The unnamed narrator of the novel is an actress who is preparing for a new stage role written by an emerging playwright. The novel begins when the narrator chooses to have lunch with a young man named Xavier who visited her at the theatre two weeks prior. Xavier is an aspiring dramatist who admires the narrator’s work. During the lunch, the narrator becomes aware that other diners are misinterpreting her and Xavier and are assuming that the narrator is having an affair with a younger man. The narrator eventually explains that she and Xavier cannot have any kind of relationship. Their lunch meeting abruptly ends after the narrator’s husband, Tomas, enters the restaurant. The narrator is afraid that Tomas will see her and Xavier together and assume that she is having an affair, but she calls out to Tomas anyway. Tomas leaves before registering her presence.
Later that night, the narrator learns that Tomas had come to the restaurant to meet with another mutual friend. However, he left upon realizing that he had entered the wrong restaurant. Tomas implies that he saw the narrator there and asks her if she is having another affair. The narrator denies this but later senses a strain in their relationship.
It is revealed that when Xavier visited the narrator at the theater two weeks earlier, he told her of his belief that he is her son. The narrator refuted his claim, which is based on Xavier’s misinterpretation of a profile that he read. (It is impossible for the narrator to be Xavier’s mother because she has never had any children.) During their initial meetings, Xavier performs a gesture that he has copied from the narrator’s old performances. The gesture intimidates the narrator and causes her to flee from Xavier.
Several weeks after their lunch encounter, Xavier informs the narrator that the director of the play, Anne, has offered him a job. Realizing that she can no longer avoid Xavier, the narrator clarifies the source of his misinterpretation; Xavier had assumed that the narrator gave up a child at birth, but the truth is that the narrator terminated a pregnancy when she was still single.
She does not tell Xavier that her marriage to Tomas is also fraught with the trauma of a second pregnancy that resulted in a miscarriage; this event quietly devastated Tomas, who had been excited by the prospect of becoming a father. In the wake of the narrator’s miscarriage, she engaged in extramarital affairs to satisfy her restlessness.
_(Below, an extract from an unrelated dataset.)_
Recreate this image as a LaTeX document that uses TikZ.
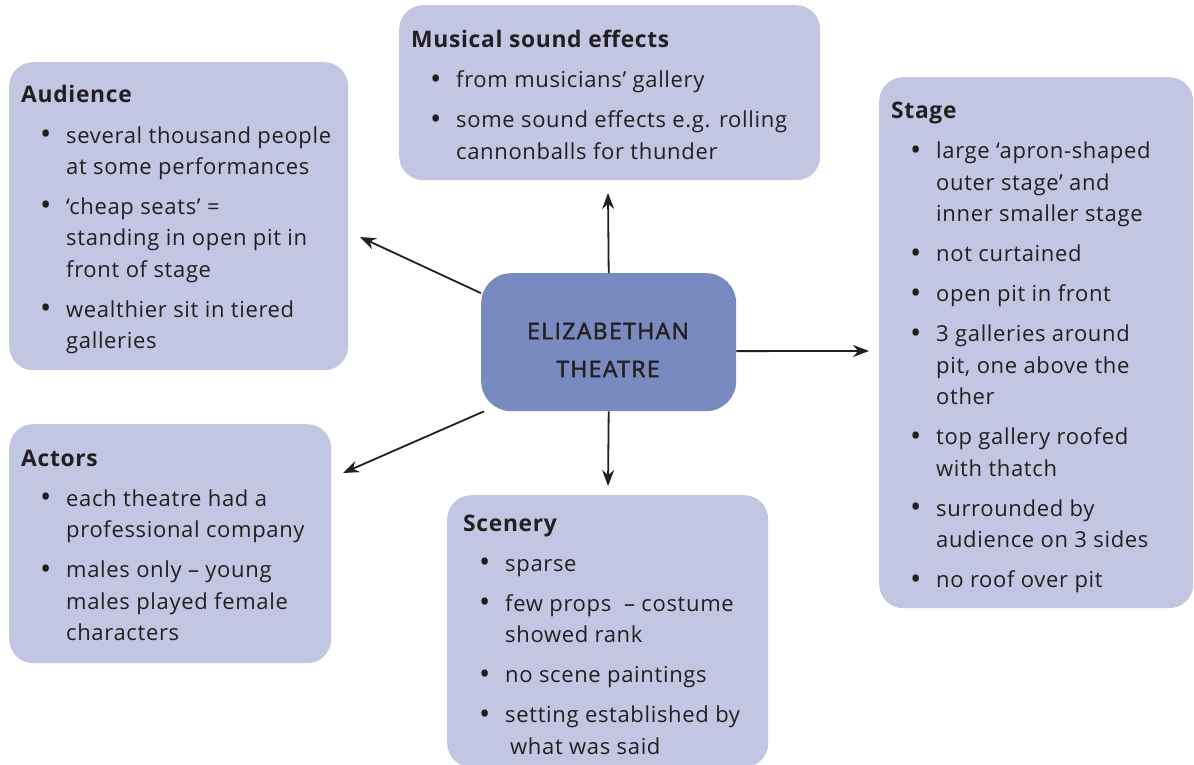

Lately, to make up for her transgressions, the narrator has instituted affectionate rituals between herself and Tomas, such as preparing breakfast.
The story returns to the present moment, Xavier and the narrator walk to rehearsal. The narrator approaches the art of acting by becoming fully immersed in the psychological reality of her chosen characters, but she is also careful to maintain the boundary between her real self and her performed self, recognizing that in order to survive, she will need to exhaust her immersion and return to reality. The narrator feels that she is struggling to immerse herself in her current role, and she soon discovers that her difficulty is due to the inconsistent writing of the character she is playing. Xavier assures the narrator that she is doing well, and his condescension only irritates her. Just as the rehearsal is about to start, Tomas confronts the narrator over text, hoping to have a conversation about their relationship.
The novel jumps forward several months to reveal that the narrator’s show is a massive success and has extended its run several times. One day, the narrator meets with Tomas and Xavier at a restaurant, where Xavier reveals that Anne has invited him to work with her on her next project, a film. By this point, the narrator has become so immersed in the role that Xavier has imposed upon her that she now thinks of herself as his mother and implies that they have had a relationship for years, implicitly casting Tomas in the role of Xavier’s father. At a casual dinner that the three attend together, Xavier asks if he can move in with Tomas and the narrator after the end of the lease on his apartment. The narrator plays the part of the nurturing mother and graciously agrees to his request, but Tomas plays the role of a father who believes that his “son” should find his own way in the world as a young adult.
When Xavier moves into the narrator and Tomas’s apartment, the narrator realizes that she has sacrificed the intimacy of her shared life with Tomas in order to accommodate Xavier. The three enter a new domestic routine based upon the mutual fiction that they are a family, though Tomas and the narrator acknowledge that Xavier is not yet fully comfortable living there. Tomas exhibits a growing fondness for Xavier, openly supporting Xavier’s aspirations to become a writer. Tomas even goes so far as to buy Xavier an expensive writing desk and an office chair so that he can have his own workspace. This gift positively affects Tomas’s mood, invigorating his spirit as he works on his own writing.
One month into his stay, Xavier asks Tomas and the narrator if he can bring his friend, Hana, over to stay with him. When Hana arrives, the narrator immediately registers an antagonistic dynamic and realizes that she has now been recast as the untrusting mother-in-law. Hana obstructs the narrator’s access to Xavier, forcing the narrator to please her in order to maintain Xavier’s approval. The narrator becomes frustrated when she observes Tomas submitting himself wholeheartedly to this sudden shift in the group dynamics; instead of acting the part of a stern father, Tomas has become Xavier and Hana’s gracious servant. It is clear that Tomas now relies on Xavier for a form of affirmation that he cannot get from the narrator.
As the play in which the narrator is performing approaches the end of its final run, she becomes despondent, fearing the process of letting go of her role. One night, she returns home to find Tomas, Xavier, and Hana in the midst of a childish game, and the absurdity of the group’s faux-familial arrangement becomes fully apparent to her. The narrator throws Hana out and tells Xavier that their arrangement is over. They stop inhabiting the roles of father, mother, and son, and Xavier eventually leaves.
However, Tomas and Xavier remain in contact. One day, Xavier visits and meekly presents a play that he has written for the narrator. The novel ends with the narrator performing the play for a full audience, understanding that Xavier’s ambitions are like her own were when she was his age. Instead of warning him about the vagaries of success and attention, she hopes that Xavier will learn about the fleeting nature of attention on his own.